Peperoncino: fa bene o fa male? Una ricerca spiega perfettamente perché l’essere umano è l’unica specie in natura che ne apprezza le sue caratteristiche

Perché si ama (o si odia) il piccante del peperoncino
Fa discutere una ricerca inglese sui benefici del mangiare hot: tra bruciore e dolore, ecco vizi e virtù dell’ingrediente
di Giulia Andreotti per Repubblica
Fa discutere una ricerca secondo la quale mangiare piccante nei viaggi notturni sia la soluzione ideale per contrastare la stanchezza alla guida perché stimola il metabolismo, ricarica la concentrazione e migliora l’umore. Affermazioni che arrivano dal Regno Unito e che fanno sospettare un approccio commerciale e di tipo promozionale, tipico dell’ecosistema tossico della disinformazione di determinati cibi.

“Una semplice correlazione non significa nulla, e in particolare non è una prova di un rapporto di causa ed effetto – scrive il chimico e divulgatore scientifico Dario Bressanini nel suo libro “Fa bene o fa male?” – Purtroppo però questo genere di correlazioni sono all’ordine del giorno quando si parla di nutrizione, alimenti, malattie e benessere umano. E spesso non ci sembrano strane perché l’essere umano è programmato per cercare cause, non trovarle. E sui presunti effetti benefici che i cibi piccanti hanno sul nostro corpo se ne è scritto parecchio”.

La cosa certa che sappiamo su questa bacca è che l’essere umano è l’unica specie ad apprezzare e ricercare la sensazione di calore bruciante che rilascia dopo ogni morso. Ma, o lo ami o lo odi, e la personalità gioca un ruolo importante in questa scelta.
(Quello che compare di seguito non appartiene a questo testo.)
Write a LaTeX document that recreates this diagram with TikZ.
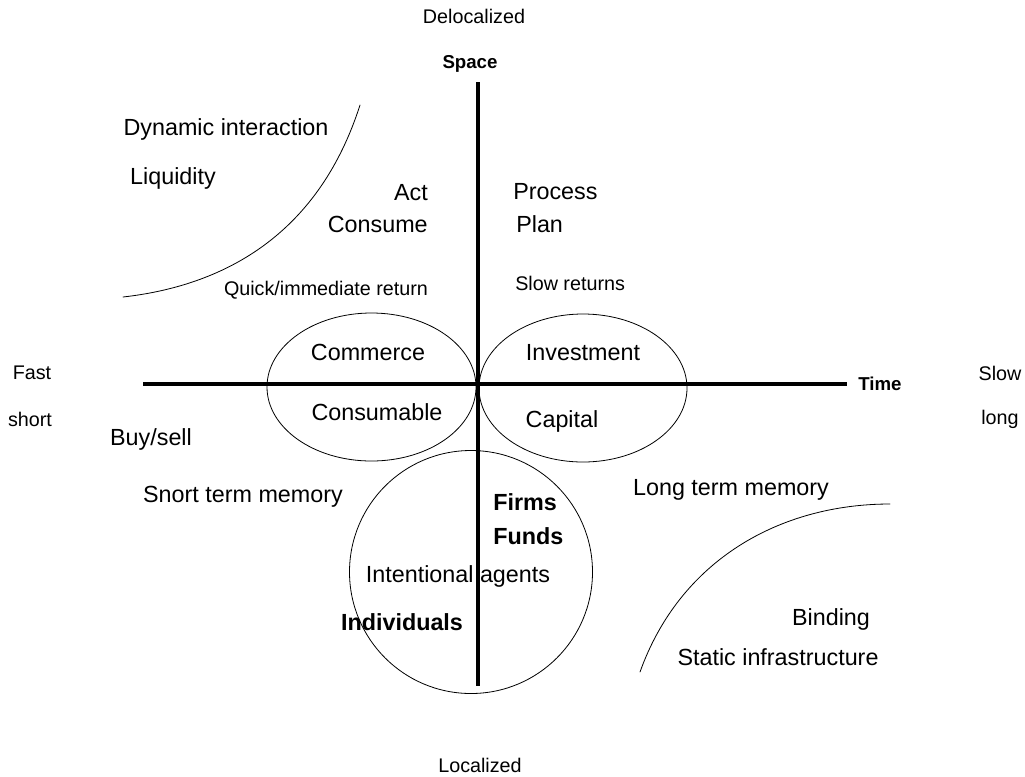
\documentclass[tikz,border=0pt]{standalone}
\usepackage{fontspec}
\setmainfont{Liberation Sans}
\begin{document}
\begin{tikzpicture}[x=0.75pt,y=-0.75pt,line join=round,line cap=round,
  every node/.style={inner sep=0pt,text height=1.06em,text depth=0pt},
  big/.style={font=\fontsize{17.5}{20}\selectfont},
  bigb/.style={font=\fontsize{17.5}{20}\selectfont\bfseries},
  sm/.style={font=\fontsize{14.8}{17}\selectfont},
  axlbl/.style={font=\fontsize{14}{16}\selectfont\bfseries},
  axis/.style={line width=2.8pt,line cap=butt},
  thinline/.style={line width=0.6pt}]
\useasboundingbox (0,0) rectangle (1025,776);
% axes
\coordinate (N) at (478,82);  \coordinate (S) at (478,686);
\coordinate (W) at (143,384); \coordinate (E) at (847,384);
\draw[axis] (N)--(S);
\draw[axis] (W)--(E);
\node[axlbl] (space) at (470,61) {Space};
\node[axlbl,anchor=west] (time) at (858,383) {Time};
% ends of the two scales
\foreach \nm/\p/\t in {deloc/{474,16}/Delocalized,loc/{480,765}/Localized,
  fast/{32,372}/Fast,short/{30,419}/short,slow/{1000,373}/Slow,long/{1000,417}/long,
  quick/{326,288}/{Quick/immediate return}}
  \node[sm] (\nm) at (\p) {\t};
\node[sm,anchor=west] (slowret) at (515,283) {Slow returns};
% ellipses around the origin
\draw[thinline] (371.5,387) ellipse [x radius=104.5,y radius=74];
\draw[thinline] (583,388) ellipse [x radius=104,y radius=74];
\draw[thinline] (471,572) circle [radius=121.5];
% boundary arcs
\coordinate (a1) at (123,297); \coordinate (a2) at (360,105);
\draw[thinline] (a1) .. controls (230,285) and (320,230) .. (a2);
\coordinate (b1) at (640,672); \coordinate (b2) at (890,504);
\draw[thinline] (b1) .. controls (680,560) and (780,504) .. (b2);
% quadrant labels
\foreach \nm/\p/\t in {dyn/{226,128}/Dynamic interaction,liq/{173,177}/Liquidity,
  comm/{368,353}/Commerce,cons/{377,413}/Consumable,inv/{583,353}/Investment,
  cap/{562,420}/Capital,buy/{151,438}/{Buy/sell},stm/{243,495}/Snort term memory,
  ltm/{731,488}/Long term memory,agents/{458,575}/Intentional agents,
  bind/{831,618}/Binding,stat/{778,658}/Static infrastructure}
  \node[big] (\nm) at (\p) {\t};
\node[big,anchor=east] (act) at (428,193) {Act};
\node[big,anchor=east] (consume) at (428,225) {Consume};
\node[big,anchor=west] (proc) at (513,192) {Process};
\node[big,anchor=west] (plan) at (516,225) {Plan};
\node[bigb,anchor=west] (firms) at (493,503) {Firms};
\node[bigb,anchor=west] (funds) at (493,537) {Funds};
\node[bigb] (indiv) at (402,623) {Individuals};
\end{tikzpicture}
\end{document}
Il tratto del carattere che ci spinge a cercare emozioni forti o quello che ci rende più sensibili alle ricompense hanno un legame con la passione per il bruciore del peperoncino e il consumo in grandi quantità di alimenti piccanti. E alcune persone lo amano così tanto che partecipano addirittura a gare a chi mangia più ghost pepper, uno dei peperoncini più piccanti al mondo usato per fabbricare il famoso spray dalla funzione antiviolenza o addirittura, dall’esercito indiano, come arma non letale per stanare i terroristi.

Ma da cosa nasce questo desiderio di “tortura”? Dalla capsaicina, il principio attivo del peperoncino piccante che provoca la sensazione di bruciore stimolando i recettori del trigemino presenti in bocca. Il nostro quinto nervo cranico infatti è il responsabile della sensazione di dolore, bruciore, freddo e irritazione quando mangiate una caramella alla menta o quando affettata una cipolla.

Un processo che provoca un forte rilascio di endorfine, l’eroina naturale che il nostro corpo produce. E l’eccitazione che provoca questo oppioide è la ragione per cui il peperoncino viene considerato un afrodisiaco: scalda il corpo e provoca eccitanti brividi dappertutto.

Esiste una teoria che spiega con chiarezza questo genere di masochismo “benigno”: una situazione leggermente spiacevole in un contesto sicuro può essere eccitante. Ed è ciò che ci spinge ad andare sulle montagne russe, a lanciarsi dal paracadute, a fare bungee jumping o a guardare un film dell’orrore e anche a mangiare piccante. A ognuno la sua “piacevole tortura”. De gustibus.